Figure scripts
###

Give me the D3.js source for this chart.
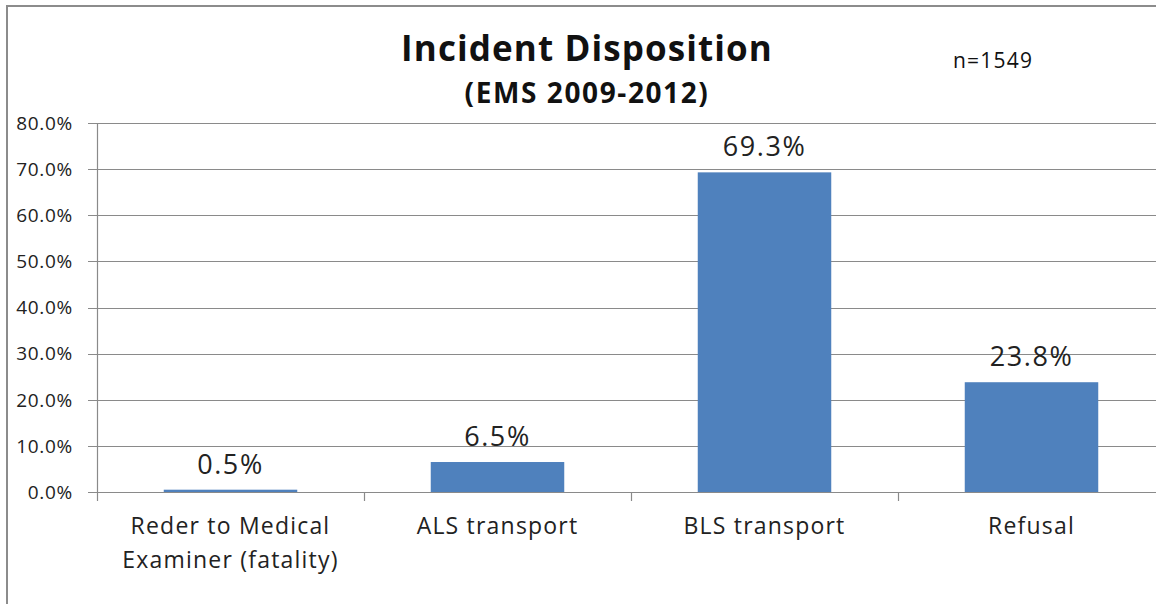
<!DOCTYPE html>
<html>
<head>
<meta charset="utf-8">
<script src="https://cdn.jsdelivr.net/npm/d3@7"></script>
<style>
  body { margin: 0; background: #fff; }
  svg { display: block; font-family: "Open Sans", "DejaVu Sans", sans-serif; }
</style>
</head>
<body>
<svg id="chart" width="1156" height="604"></svg>
<script>
// chart data
var categories = ["Reder to Medical\nExaminer (fatality)", "ALS transport", "BLS transport", "Refusal"];
var values = [0.5, 6.5, 69.3, 23.8];
var yTicks = [0, 10, 20, 30, 40, 50, 60, 70, 80];

var svg = d3.select("#chart");
var plotLeft = 97, plotRight = 1165, plotTop = 123, plotBottom = 492;

// outer frame (right and bottom edges fall outside the picture)
svg.append("rect")
  .attr("x", 7).attr("y", 6)
  .attr("width", 1170).attr("height", 620)
  .attr("fill", "none").attr("stroke", "#8c8c8c").attr("stroke-width", 2);

var x = d3.scaleBand().domain(categories).range([plotLeft, plotRight]).paddingInner(0.5).paddingOuter(0.25);
var y = d3.scaleLinear().domain([0, 80]).range([plotBottom, plotTop]);

// gridlines
svg.append("g")
  .selectAll("line")
  .data(yTicks)
  .enter().append("line")
  .attr("x1", plotLeft - 9).attr("x2", plotRight)
  .attr("y1", function (d) { return Math.round(y(d)) + 0.5; })
  .attr("y2", function (d) { return Math.round(y(d)) + 0.5; })
  .attr("stroke", "#8a8a8a").attr("stroke-width", 1.2);

// y axis line
svg.append("line")
  .attr("x1", plotLeft + 0.5).attr("x2", plotLeft + 0.5)
  .attr("y1", plotTop).attr("y2", plotBottom)
  .attr("stroke", "#8a8a8a").attr("stroke-width", 1.2);

// y tick labels
svg.append("g")
  .selectAll("text")
  .data(yTicks)
  .enter().append("text")
  .attr("x", 73)
  .attr("y", function (d) { return y(d); })
  .attr("dy", "0.36em")
  .attr("text-anchor", "end")
  .attr("font-size", 19)
  .attr("letter-spacing", 0.7)
  .attr("fill", "#222")
  .text(function (d) { return d.toFixed(1) + "%"; });

// category tick marks between bands
var step = x.step();
svg.append("g")
  .selectAll("line")
  .data(d3.range(categories.length + 1))
  .enter().append("line")
  .attr("x1", function (i) { return Math.round(plotLeft + i * step) + 0.5; })
  .attr("x2", function (i) { return Math.round(plotLeft + i * step) + 0.5; })
  .attr("y1", plotBottom).attr("y2", plotBottom + 9)
  .attr("stroke", "#8a8a8a").attr("stroke-width", 1.2);

// bars
svg.append("g")
  .selectAll("rect")
  .data(values)
  .enter().append("rect")
  .attr("x", function (d, i) { return x(categories[i]); })
  .attr("width", x.bandwidth())
  .attr("y", function (d) { return y(d); })
  .attr("height", function (d) { return plotBottom - y(d); })
  .attr("fill", "#4f81bd");

// value labels
svg.append("g")
  .selectAll("text")
  .data(values)
  .enter().append("text")
  .attr("x", function (d, i) { return x(categories[i]) + x.bandwidth() / 2; })
  .attr("y", function (d) { return y(d) - 16; })
  .attr("text-anchor", "middle")
  .attr("font-size", 27)
  .attr("letter-spacing", 1.6)
  .attr("fill", "#222")
  .text(function (d) { return d.toFixed(1) + "%"; });

// category labels
var catText = svg.append("g")
  .selectAll("text")
  .data(categories)
  .enter().append("text")
  .attr("x", function (d) { return x(d) + x.bandwidth() / 2; })
  .attr("y", 534)
  .attr("text-anchor", "middle")
  .attr("font-size", 23)
  .attr("letter-spacing", 1.2)
  .attr("fill", "#222");

catText.each(function (d) {
  var t = d3.select(this);
  d.split("\n").forEach(function (line, i) {
    t.append("tspan")
      .attr("x", t.attr("x"))
      .attr("dy", i === 0 ? 0 : 34)
      .text(line);
  });
});

// titles
svg.append("text")
  .attr("x", 587).attr("y", 61)
  .attr("text-anchor", "middle")
  .attr("font-size", 35).attr("font-weight", "bold")
  .attr("letter-spacing", 1.1)
  .attr("fill", "#111")
  .text("Incident Disposition");

svg.append("text")
  .attr("x", 587).attr("y", 103)
  .attr("text-anchor", "middle")
  .attr("font-size", 28).attr("font-weight", "bold")
  .attr("letter-spacing", 1.6)
  .attr("fill", "#111")
  .text("(EMS 2009-2012)");

svg.append("text")
  .attr("x", 953).attr("y", 68)
  .attr("font-size", 21)
  .attr("letter-spacing", 1.2)
  .attr("fill", "#111")
  .text("n=1549");
</script>
</body>
</html>
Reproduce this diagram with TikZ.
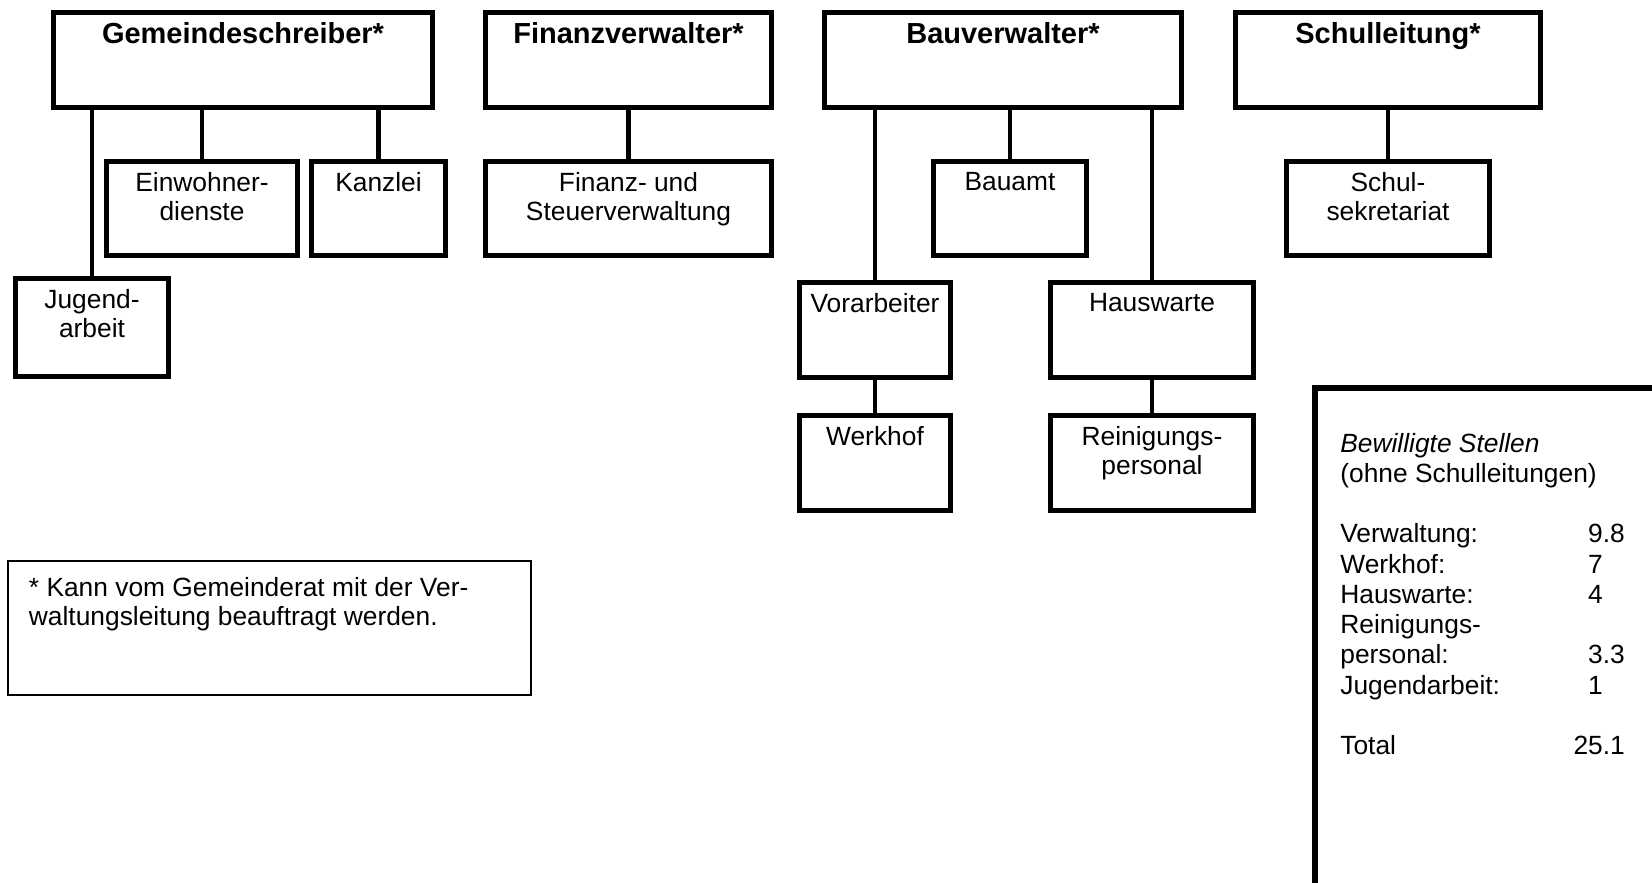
\documentclass[tikz,border=0pt]{standalone}
\usepackage{fontspec}
\setmainfont{Liberation Sans}
\usepackage{tikz}
\newcommand{\boxfont}{\fontsize{15pt}{16.5pt}\selectfont}
\newcommand{\headfont}{\fontsize{16.5pt}{19pt}\selectfont\bfseries}
\newcommand{\listfont}{\fontsize{15pt}{17.2pt}\selectfont}
\newcommand{\lw}{2.8pt}

\begin{document}
\begin{tikzpicture}[x=0.02cm, y=-0.02cm,
  orgbox/.style 2 args={draw, line width=\lw, rectangle, anchor=north west,
    inner sep=0pt, minimum width={#1*0.02cm-\lw}, minimum height={#2*0.02cm-\lw}},
  head/.style={label={[anchor=north, inner sep=0pt, font=\headfont,
    yshift=-0.236cm]north:#1}},
  unit/.style={label={[anchor=north, align=center, inner sep=0pt, font=\boxfont,
    yshift=-0.266cm]north:#1}},
  link/.style={line width=\lw}]
\useasboundingbox (0,0) rectangle (1652,882);
\fill[white] (0,0) rectangle (1652,882);
\clip (0,0) rectangle (1652,882);

% --- Top row: heads ---
\node[orgbox={384}{100}, head=Gemeindeschreiber*] (gs) at (51,10) {};
\node[orgbox={291}{100}, head=Finanzverwalter*] (fv) at (483,10) {};
\node[orgbox={362}{100}, head=Bauverwalter*] (bv) at (822,10) {};
\node[orgbox={310}{100}, head=Schulleitung*] (sl) at (1233,10) {};

% --- Second row ---
\node[orgbox={196}{99}, unit={Einwohner-\\dienste}] (ew) at (104,159) {};
\node[orgbox={139}{99}, unit=Kanzlei] (kz) at (309,159) {};
\node[orgbox={291}{99}, unit={Finanz- und\\Steuerverwaltung}] (fs) at (483,159) {};
\node[orgbox={158}{99}, unit=Bauamt] (ba) at (931,159) {};
\node[orgbox={208}{99}, unit={Schul-\\sekretariat}] (ss) at (1284,159) {};

% --- Lower rows ---
\node[orgbox={158}{103}, unit={Jugend-\\arbeit}] (ju) at (13,276) {};
\node[orgbox={156}{100}, unit=Vorarbeiter] (va) at (797,280) {};
\node[orgbox={208}{100}, unit=Hauswarte] (hw) at (1048,280) {};
\node[orgbox={156}{100}, unit=Werkhof] (wh) at (797,413) {};
\node[orgbox={208}{100}, unit={Reinigungs-\\personal}] (rp) at (1048,413) {};

% Connectors
\draw[link] (gs.south -| ju.north) -- (ju.north);
\draw[link] (gs.south -| ew.north) -- (ew.north);
\draw[link] (gs.south -| kz.north) -- (kz.north);
\draw[link] (fv.south -| fs.north) -- (fs.north);
\draw[link] (bv.south -| va.north) -- (va.north);
\draw[link] (bv.south -| ba.north) -- (ba.north);
\draw[link] (bv.south -| hw.north) -- (hw.north);
\draw[link] (sl.south -| ss.north) -- (ss.north);
\draw[link] (va.south) -- (wh.north);
\draw[link] (hw.south) -- (rp.north);

% --- Footnote ---
\node[draw, line width=0.9pt, anchor=north west, inner sep=0pt,
  minimum width={525*0.02cm-0.9pt}, minimum height={136*0.02cm-0.9pt}]
  (fn) at (7,560) {};
\node[anchor=north west, align=left, inner sep=0pt, font=\boxfont]
  (fntxt) at ([xshift=0.432cm, yshift=-0.348cm]fn.north west)
  {* Kann vom Gemeinderat mit der Ver-\\waltungsleitung beauftragt werden.};

% --- Approved positions (box runs off the page) ---
\node[orgbox={420}{560}, line width=3.2pt] (st) at (1312,385) {};
\node[anchor=north west, inner sep=0pt, font=\listfont]
  (sttxt) at ([xshift=0.56cm, yshift=-0.916cm]st.north west)
  {\begin{tabular}{@{}p{4.664cm}@{}r@{}l@{}}
    \multicolumn{3}{@{}l@{}}{\itshape Bewilligte Stellen}\\
    \multicolumn{3}{@{}l@{}}{(ohne Schulleitungen)}\\[17.2pt]
    Verwaltung: & 9 & .8\\
    Werkhof: & 7 & \\
    Hauswarte: & 4 & \\
    Reinigungs- & & \\
    personal: & 3 & .3\\
    Jugendarbeit: & 1 & \\[17.2pt]
    Total & 25 & .1
  \end{tabular}};

\end{tikzpicture}
\end{document}
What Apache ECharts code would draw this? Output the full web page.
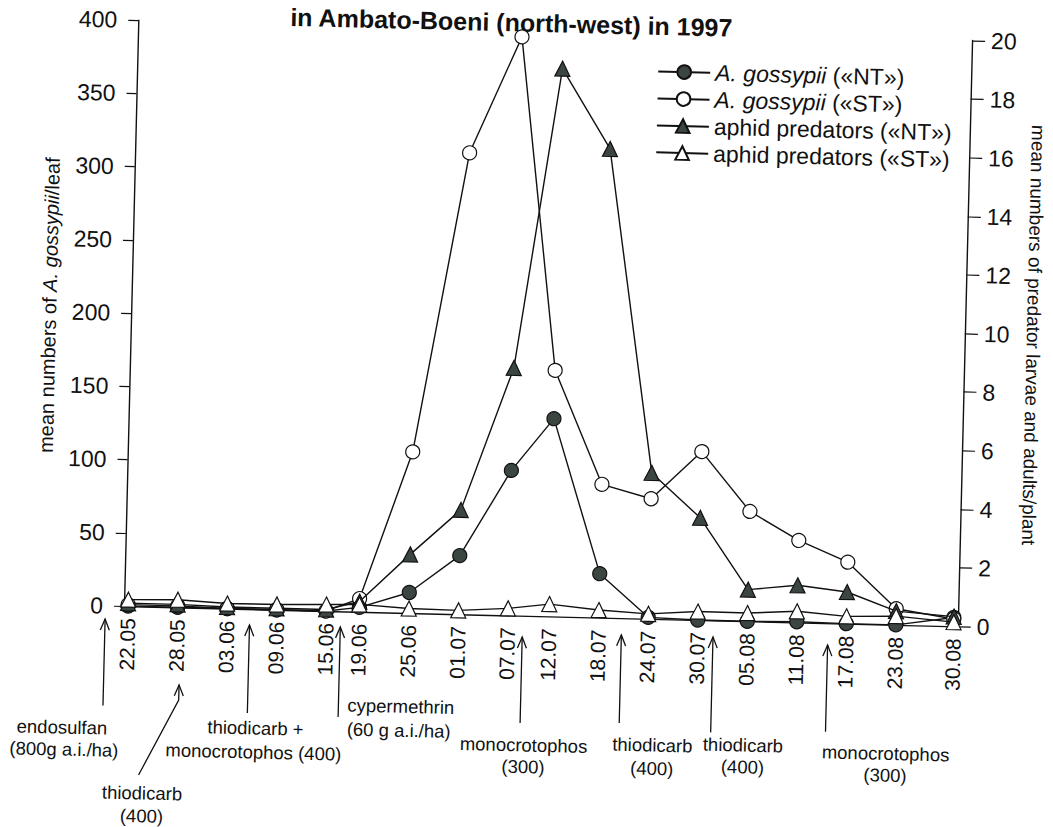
<!DOCTYPE html>
<html><head><meta charset="utf-8">
<script src="https://cdn.jsdelivr.net/npm/echarts@6/dist/echarts.min.js"></script>
<style>
html,body{margin:0;padding:0;width:1053px;height:827px;overflow:hidden;background:#fff;}
#wrap{position:absolute;left:-40px;top:-40px;width:1133px;height:907px;transform-origin:164px 646px;transform:rotate(1.4deg);}
</style></head><body><div id="wrap"></div>
<script>
// ---- data ----
const sampleDates = ['22.05','28.05','03.06','09.06','15.06','19.06','25.06','01.07','07.07','12.07','18.07','24.07','30.07','05.08','11.08','17.08','23.08','30.08'];
const aphidNT = [0,0,0,0,0,3,14,40,99,135,30,1,0,0,0.5,0,0,6];
const aphidST = [1,1,0,0,0,9,110,315,395,168,91,82,115,75,56,42,11,5];
const predNT  = [0.1,0.1,0.05,0.05,0.05,0.35,2.0,3.56,8.45,18.7,16.0,4.98,3.49,1.08,1.27,1.08,0.47,0.33];
const predST  = [0.22,0.26,0.17,0.18,0.22,0.25,0.15,0.13,0.24,0.42,0.26,0.17,0.29,0.28,0.38,0.25,0.3,0.14];
const leftTicks = [0,50,100,150,200,250,300,350,400];
const rightTicks = [0,2,4,6,8,10,12,14,16,18,20];
const seriesNames = ['A. gossypii («NT»)','A. gossypii («ST»)','aphid predators («NT»)','aphid predators («ST»)'];
// spray dates, in days after 22.05
const sprayDays = [-2.75, 6.4, 14.75, 25.75, 47.8, 59.8, 70.9, 84.8];
const sprayLabels = [
  ['endosulfan','(800g a.i./ha)'],
  ['thiodicarb','(400)'],
  ['thiodicarb +','monocrotophos (400)'],
  ['cypermethrin','(60 g a.i./ha)'],
  ['monocrotophos','(300)'],
  ['thiodicarb','(400)'],
  ['thiodicarb','(400)'],
  ['monocrotophos','(300)']
];
const titleText = 'in Ambato-Boeni (north-west) in 1997';

// ---- build day categories 22.05 .. 30.08 ----
function p2(n){return (n<10?'0':'')+n;}
const dayCats = [];
for (let i=0;i<=100;i++){const d=new Date(1997,4,22+i);dayCats.push(p2(d.getDate())+'.'+p2(d.getMonth()+1));}
const pairs = arr => sampleDates.map((d,i)=>[d,arr[i]]);

const PAD = 40;
const FONT = '"Liberation Sans", Arial, Helvetica, sans-serif';
const DARK = '#3b4641';
const chart = echarts.init(document.getElementById('wrap'), null, {renderer:'svg'});

const lineStyle = {color:'#111', width:1.4};
function mk(name, data, yIdx, symbol, size, fill, z){
  return {name, type:'line', data, yAxisIndex:yIdx, symbol, symbolSize:size, z,
    lineStyle, itemStyle:{color:fill, borderColor:'#111', borderWidth:1.2},
    emphasis:{disabled:true}, clip:false};
}

const option = {
  animation:false,
  backgroundColor:'#fff',
  textStyle:{fontFamily:FONT, color:'#111'},
  grid:{left:124+PAD, top:20+PAD, width:834, height:586, containLabel:false},
  legend:{
    orient:'vertical', left:679, top:82, itemWidth:52, itemHeight:17, itemGap:4,
    data:seriesNames,
    textStyle:{fontSize:23, lineHeight:23, color:'#111', fontFamily:FONT,
      rich:{i:{fontStyle:'italic', fontSize:23, lineHeight:23, fontFamily:FONT, color:'#111'}}},
    formatter: n => n.startsWith('A. gossypii') ? '{i|A. gossypii} ' + n.slice(12) : n
  },
  xAxis:{
    type:'category', data:dayCats, boundaryGap:true,
    axisLine:{lineStyle:{color:'#111', width:1.4}},
    axisTick:{interval:0, alignWithLabel:true, length:7, lineStyle:{color:'#111', width:1.2}},
    axisLabel:{interval:(idx,val)=>sampleDates.includes(val), rotate:90, fontSize:21, margin:12, color:'#111', fontFamily:FONT, hideOverlap:false},
    splitLine:{show:false}
  },
  yAxis:[
    {type:'value', min:0, max:400, interval:50, position:'left',
     name:'mean numbers of {i|A. gossypii}/leaf', nameLocation:'middle', nameRotate:90, nameGap:72,
     nameTextStyle:{fontSize:20, color:'#111', fontFamily:FONT, padding:[0,0,0,12],
       rich:{i:{fontStyle:'italic', fontSize:20, fontFamily:FONT, color:'#111'}}},
     axisLine:{show:true, lineStyle:{color:'#111', width:1.4}},
     axisTick:{show:true, length:10, lineStyle:{color:'#111', width:1.2}},
     axisLabel:{fontSize:23, margin:21, color:'#111', fontFamily:FONT},
     splitLine:{show:false}},
    {type:'value', min:0, max:20, interval:2, position:'right',
     name:'mean numbers of predator larvae and adults/plant', nameLocation:'middle', nameRotate:-90, nameGap:59,
     nameTextStyle:{fontSize:19, color:'#111', fontFamily:FONT},
     axisLine:{show:true, lineStyle:{color:'#111', width:1.4}},
     axisTick:{show:true, length:13, lineStyle:{color:'#111', width:1.2}},
     axisLabel:{fontSize:23, margin:19, color:'#111', fontFamily:FONT},
     splitLine:{show:false}}
  ],
  series:[
    mk(seriesNames[0], pairs(aphidNT), 0, 'circle', 14, DARK, 3),
    mk(seriesNames[1], pairs(aphidST), 0, 'circle', 14, '#fff', 4),
    mk(seriesNames[2], pairs(predNT), 1, 'triangle', 15, DARK, 5),
    mk(seriesNames[3], pairs(predST), 1, 'triangle', 15, '#fff', 6)
  ]
};
chart.setOption(option);

// ---- annotations (spray arrows + labels), placed through the x axis scale ----
const x0 = chart.convertToPixel({xAxisIndex:0}, 0);
const x100 = chart.convertToPixel({xAxisIndex:0}, 100);
const dayX = d => x0 + d*(x100-x0)/100;
const annLayout = [
  {tip:619.5, bottom:706, texts:[[-40.5,728.5],[-38,750.5]]},
  {tip:683.5, knee:698.7, foot:[-38.3,774.6], texts:[[-34.4,792.5],[-34.4,815.5]]},
  {tip:622, bottom:710, texts:[[8.5,724.8],[7,748.8]]},
  {tip:621.7, bottom:711.7, texts:[[9,699.5],[9,723.5]], align:'left'},
  {tip:627.3, bottom:713.3, texts:[[4,735.2],[4,756.9]]},
  {tip:622.8, bottom:710.8, texts:[[33.7,732.1],[33.7,755.4]]},
  {tip:622.6, bottom:718, texts:[[32.6,729.9],[32.6,751.6]]},
  {tip:627.8, bottom:714.5, texts:[[60.6,734.7],[60.6,756.4]]}
];
const gfx = [];
const stroke = {stroke:'#111', lineWidth:1.3, fill:null};
sprayDays.forEach((d,i)=>{
  const L = annLayout[i];
  const x = dayX(d);
  const tip = L.tip + PAD;
  if (L.knee){
    gfx.push({type:'polyline', shape:{points:[[x,tip],[x,L.knee+PAD],[x+L.foot[0],L.foot[1]+PAD]]}, style:stroke, silent:true});
  } else {
    gfx.push({type:'line', shape:{x1:x,y1:tip,x2:x,y2:L.bottom+PAD}, style:stroke, silent:true});
  }
  gfx.push({type:'polyline', shape:{points:[[x-4.5,tip+11],[x,tip],[x+4.5,tip+11]]}, style:stroke, silent:true});
  sprayLabels[i].forEach((t,j)=>{
    gfx.push({type:'text', x:x+L.texts[j][0], y:L.texts[j][1]+PAD, silent:true,
      style:{text:t, fill:'#111', fontSize:18.5, fontFamily:FONT, align:L.align||'center', verticalAlign:'middle'}});
  });
});
gfx.push({type:'text', x:537, y:53, silent:true,
  style:{text:titleText, fill:'#111', fontSize:25, fontWeight:'bold', fontFamily:FONT, align:'center', verticalAlign:'middle'}});
chart.setOption({graphic:gfx});
</script></body></html>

###

Write out, exactly and with nothing added, everything from the line with "Reproduce this diagram with TikZ." down to the line with "(ss) at (1284,159)", both included. Drop any pictures.

[ANSWER TO THIS EXERCISE]:
Reproduce this diagram with TikZ.
\documentclass[tikz,border=0pt]{standalone}
\usepackage{fontspec}
\setmainfont{Liberation Sans}
\usepackage{tikz}
\newcommand{\boxfont}{\fontsize{15pt}{16.5pt}\selectfont}
\newcommand{\headfont}{\fontsize{16.5pt}{19pt}\selectfont\bfseries}
\newcommand{\listfont}{\fontsize{15pt}{17.2pt}\selectfont}
\newcommand{\lw}{2.8pt}

\begin{document}
\begin{tikzpicture}[x=0.02cm, y=-0.02cm,
  orgbox/.style 2 args={draw, line width=\lw, rectangle, anchor=north west,
    inner sep=0pt, minimum width={#1*0.02cm-\lw}, minimum height={#2*0.02cm-\lw}},
  head/.style={label={[anchor=north, inner sep=0pt, font=\headfont,
    yshift=-0.236cm]north:#1}},
  unit/.style={label={[anchor=north, align=center, inner sep=0pt, font=\boxfont,
    yshift=-0.266cm]north:#1}},
  link/.style={line width=\lw}]
\useasboundingbox (0,0) rectangle (1652,882);
\fill[white] (0,0) rectangle (1652,882);
\clip (0,0) rectangle (1652,882);

% --- Top row: heads ---
\node[orgbox={384}{100}, head=Gemeindeschreiber*] (gs) at (51,10) {};
\node[orgbox={291}{100}, head=Finanzverwalter*] (fv) at (483,10) {};
\node[orgbox={362}{100}, head=Bauverwalter*] (bv) at (822,10) {};
\node[orgbox={310}{100}, head=Schulleitung*] (sl) at (1233,10) {};

% --- Second row ---
\node[orgbox={196}{99}, unit={Einwohner-\\dienste}] (ew) at (104,159) {};
\node[orgbox={139}{99}, unit=Kanzlei] (kz) at (309,159) {};
\node[orgbox={291}{99}, unit={Finanz- und\\Steuerverwaltung}] (fs) at (483,159) {};
\node[orgbox={158}{99}, unit=Bauamt] (ba) at (931,159) {};
\node[orgbox={208}{99}, unit={Schul-\\sekretariat}] (ss) at (1284,159) {};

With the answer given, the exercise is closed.